Whilst interviewing bear stalkers for their university course-work, three Norwegian students learn of a mysterious hunter who is after bigger fare. They have stumbled onto a staggering secret: far from being the fairytale creatures claimed by the government, Trolls in fact exist in large numbers across Norway’s forests and plateaus! The Troll Hunter’s grizzly task is to keep them there and away from the towns.
What follows is a hugely entertaining romp through remote Fjordland in search of the errant Trolls. It is a film within a film, made up of the students’ unedited footage and interviews with the jaded hunter. The humour and the horror are built on this style: the students’ panic is palpable in ever-jerkier camera movements; seeing the first shots of the creatures in semi-focussed night vision, the audience shares the students’ incredulity. The student’s amateurism contrasts in itself with the tired professionalism of their guide.

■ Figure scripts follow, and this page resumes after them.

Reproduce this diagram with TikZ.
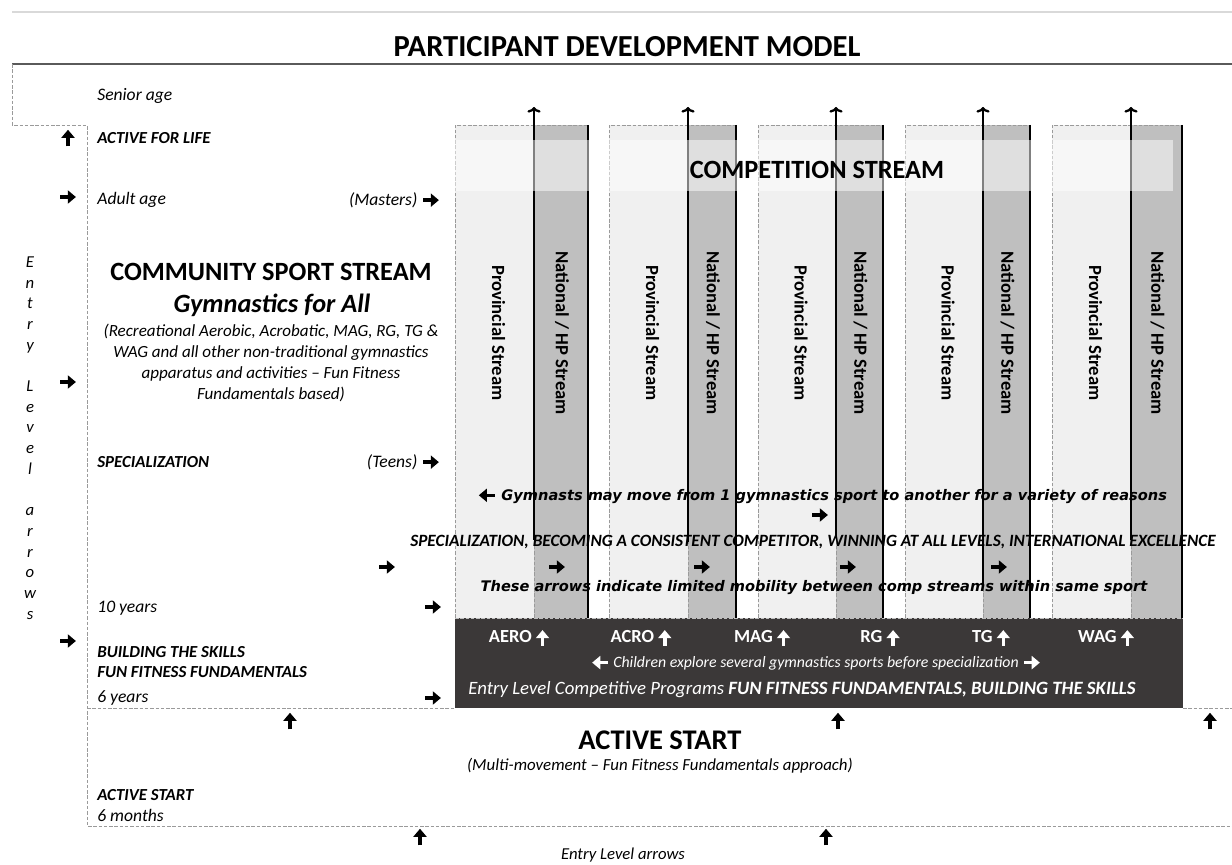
\documentclass[tikz,border=0pt]{standalone}
\usepackage{fontspec}
\setmainfont{Carlito}
\newfontfamily\dvfont{DejaVu Sans}
\usetikzlibrary{positioning,arrows.meta}

\definecolor{provgray}{HTML}{F0F0F0}
\definecolor{natgray}{HTML}{BFBFBF}
\definecolor{darkbox}{HTML}{3B3838}
\definecolor{dashgray}{HTML}{9A9A9A}
\definecolor{rulegray}{HTML}{5A5A5A}

\tikzset{heavy/.style={line width=2pt, -{Triangle[length=4.6pt,width=7.4pt]}}}
\newcommand{\rarr}{\tikz[baseline=-0.6ex]\draw[heavy] (0pt,0pt) -- (9pt,0pt);}
\newcommand{\larr}{\tikz[baseline=-0.6ex]\draw[heavy] (9pt,0pt) -- (0pt,0pt);}
\newcommand{\uarr}{\tikz[baseline=-0.6ex]\draw[heavy] (0pt,-4.7pt) -- (0pt,4.7pt);}
\newcommand{\uarrw}{\tikz[baseline=-0.5ex]\draw[heavy, white] (0pt,-4.5pt) -- (0pt,4.5pt);}

\tikzset{
    dashln/.style={draw=dashgray, dash pattern=on 2pt off 1pt, line width=0.5pt},
    agelbl/.style={anchor=west, inner sep=0pt, font=\fontsize{10}{12}\selectfont\itshape},
    stagelbl/.style={anchor=west, inner sep=0pt, font=\fontsize{9.6}{12}\selectfont\bfseries\itshape},
    arr/.style={inner sep=0pt},
    vtext/.style={rotate=-90, inner sep=0pt, font=\fontsize{10.6}{12}\selectfont\bfseries},
    boxlbl/.style={inner sep=0pt, text=white, font=\fontsize{10.5}{12}\selectfont\bfseries},
    dvline/.style={inner sep=0pt, font=\fontsize{8.3}{10}\selectfont\dvfont\bfseries\itshape},
}

\begin{document}
\begin{tikzpicture}[x=0.02cm, y=-0.02cm]
    \useasboundingbox (0,0) rectangle (1232,865);

    % title and rules
    \draw [line width=1pt, black!15] (12,12) -- (1232,12);
    \node (title) at (627,47) {\fontsize{17.4}{20}\selectfont\bfseries PARTICIPANT DEVELOPMENT MODEL};
    \draw [line width=1.2pt, rulegray] (12,64) -- (1232,64);

    % community stream outline
    \draw [dashln] (12,64) -- (12,125) -- (87,125) -- (87,826) -- (1232,826);
    \draw [dashln] (87,708) -- (455,708);
    \draw [dashln] (1183,708) -- (1232,708);

    % competition columns
    \foreach \px/\nx/\rx/\sy [count=\i] in {455/534/588/540, 609/688/736/542, 758/836/883/538, 905/983/1030/585, 1052/1131/1182/540} {
        \fill [provgray] (\px,125) rectangle (\nx,618);
        \fill [natgray]  (\nx,125) rectangle (\rx,618);
        \draw [dashln] (\px,618) -- (\px,125) -- (\rx,125);
        \draw [dashln] (\nx,618) -- (\nx,\sy);
        \draw [line width=1pt] (\rx,125) -- (\rx,618);
        \coordinate (base\i) at (\nx,\sy);
        \coordinate (tip\i) at (\nx,107);
        \draw [line width=1.3pt, -{To[length=3.2pt,width=7.5pt]}] (base\i) -- (tip\i);
        \node [vtext] (prov\i) at ({(\px+\nx)/2+4},333) {Provincial Stream};
        \node [vtext] (natl\i) at ({(\nx+\rx)/2+1},333) {National / HP Stream};
    }

    \fill [white, opacity=0.5] (455,140) rectangle (1173,191);
    \node (comp) at (817,170) {\fontsize{15}{18}\selectfont\bfseries COMPETITION STREAM};

    % entry level competitive box
    \fill [darkbox] (455,618) rectangle (1183,708);
    \draw [dashln, draw=black!25] (455,618) -- (1183,618);
    \node [boxlbl] (aero) at (519,638) {AERO \uarrw};
    \node [boxlbl] (acro) at (641,638) {ACRO \uarrw};
    \node [boxlbl] (mag)  at (762,638) {MAG \uarrw};
    \node [boxlbl] (rg)   at (880,638) {RG \uarrw};
    \node [boxlbl] (tg)   at (991,638) {TG \uarrw};
    \node [boxlbl] (wag)  at (1106,638) {WAG \uarrw};
    \node [inner sep=0pt, text=white, font=\fontsize{9}{12}\selectfont\itshape] (explore) at (816,663)
        {\tikz[baseline=-0.6ex]\draw[heavy, white] (9pt,0pt) -- (0pt,0pt);\ Children explore several gymnastics sports before specialization \tikz[baseline=-0.6ex]\draw[heavy, white] (0pt,0pt) -- (9pt,0pt);};
    \node [inner sep=0pt, text=white, font=\fontsize{10.7}{12}\selectfont\itshape] (entrycomp) at (802,690)
        {Entry Level Competitive Programs \textbf{FUN FITNESS FUNDAMENTALS, BUILDING THE SKILLS}};

    % lines across the columns
    \node [dvline] (move) at (822,496) {\larr\ Gymnasts may move from 1 gymnastics sport to another for a variety of reasons};
    \node [arr] (moveR) at (820,515) {\rarr};
    \node [inner sep=0pt, font=\fontsize{9.8}{11}\selectfont\bfseries\itshape] (excel) at (813,542)
        {SPECIALIZATION, BECOMING A CONSISTENT COMPETITOR, WINNING AT ALL LEVELS, INTERNATIONAL EXCELLENCE};
    \foreach \ax [count=\j] in {387,557,702,848,999}
        \node [arr] (mob\j) at (\ax,567) {\rarr};
    \node [dvline] (limit) at (814,588) {These arrows indicate limited mobility between comp streams within same sport};

    % left side labels
    \node [agelbl]   (senior) at (97,96)  {Senior age};
    \node [arr]      (upL1)   at (68,138) {\uarr};
    \node [stagelbl] (afl)    at (97,138) {ACTIVE FOR LIFE};
    \node [arr]      (rL1)    at (68,197) {\rarr};
    \node [agelbl]   (adult)  at (97,200) {Adult age};
    \node [agelbl, anchor=east] (masters) at (441,200) {(Masters) \rarr};

    \node [inner sep=0pt] (css) at (271,272) {\fontsize{15}{18}\selectfont\bfseries COMMUNITY SPORT STREAM};
    \node [inner sep=0pt] (gfa) at (272,305) {\fontsize{15}{18}\selectfont\bfseries\itshape Gymnastics for All};
    \node [inner sep=0pt, align=center, font=\fontsize{9.7}{11.9}\selectfont\itshape] (recr) at (271,363)
        {(Recreational Aerobic, Acrobatic, MAG, RG, TG \&\\
         WAG and all other non-traditional gymnastics\\
         apparatus and activities -- Fun Fitness\\
         Fundamentals based)};
    \node [arr] (rL2) at (68,382) {\rarr};

    \node [inner sep=0pt, align=center, font=\fontsize{9.5}{11.77}\selectfont\itshape] (entryv) at (30,438)
        {E\\n\\t\\r\\y\\\mbox{}\\L\\e\\v\\e\\l\\\mbox{}\\a\\r\\r\\o\\w\\s};

    \node [stagelbl] (spec) at (97,462) {SPECIALIZATION};
    \node [agelbl, anchor=east] (teens) at (441,462) {(Teens) \rarr};
    \node [agelbl] (ten)  at (97,608) {10 years};
    \node [arr]    (rT)   at (433,607) {\rarr};
    \node [arr]    (rL3)  at (68,641) {\rarr};
    \node [stagelbl] (bts) at (97,652) {BUILDING THE SKILLS};
    \node [stagelbl] (fff) at (97,672) {FUN FITNESS FUNDAMENTALS};
    \node [agelbl] (six)  at (97,698) {6 years};
    \node [arr]    (rS)   at (433,698) {\rarr};

    % active start
    \node [arr] (upA1) at (290,721)  {\uarr};
    \node [arr] (upA2) at (838,721)  {\uarr};
    \node [arr] (upA3) at (1210,721) {\uarr};
    \node [inner sep=0pt] (as) at (660,740) {\fontsize{16.2}{18}\selectfont\bfseries ACTIVE START};
    \node [inner sep=0pt, font=\fontsize{9.6}{12}\selectfont\itshape] (multi) at (660,766)
        {(Multi-movement -- Fun Fitness Fundamentals approach)};
    \node [stagelbl] (as2) at (97,795) {ACTIVE START};
    \node [agelbl]   (sixm) at (97,815) {6 months};
    \node [arr] (upB1) at (420,837) {\uarr};
    \node [arr] (upB2) at (826,837) {\uarr};
    \node [inner sep=0pt, font=\fontsize{9.5}{12}\selectfont\itshape] (ela) at (623,855) {Entry Level arrows};
\end{tikzpicture}
\end{document}
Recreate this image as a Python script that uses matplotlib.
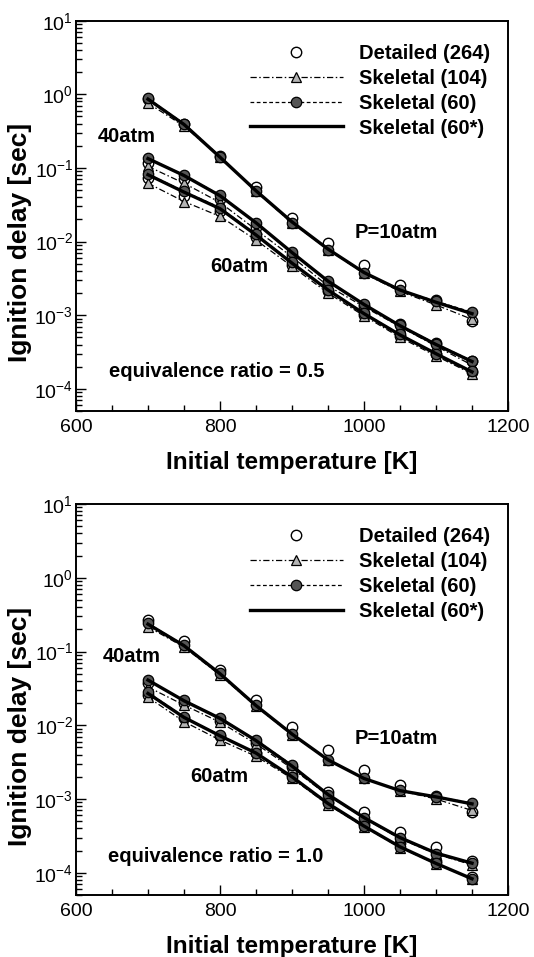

It is neither special effects nor imaginative filming, which really make this film – it is the satirical world of bureaucracy and media relations the writers create around the Trolls’ existence. From the cynical civil servant’s attempts to explain away missing livestock, to the hunter’s musings on Troll psychology, the background is carefully constructed through anecdotes and interviews delivered in delightfully dead-pan tones. The film’s subjects may be rooted in folklore but the ham-fisted politics surrounding them are all too believable, and brilliantly brought to life in mock-umentary style.
The filmmakers have abandoned all mystery in the title, but The Troll Hunter does what it says. It is brash, intelligent and terrific fun. An American remake reputedly is already on its way, so take the chance to see the Nordic original in its sardonic, bone-crunching glory.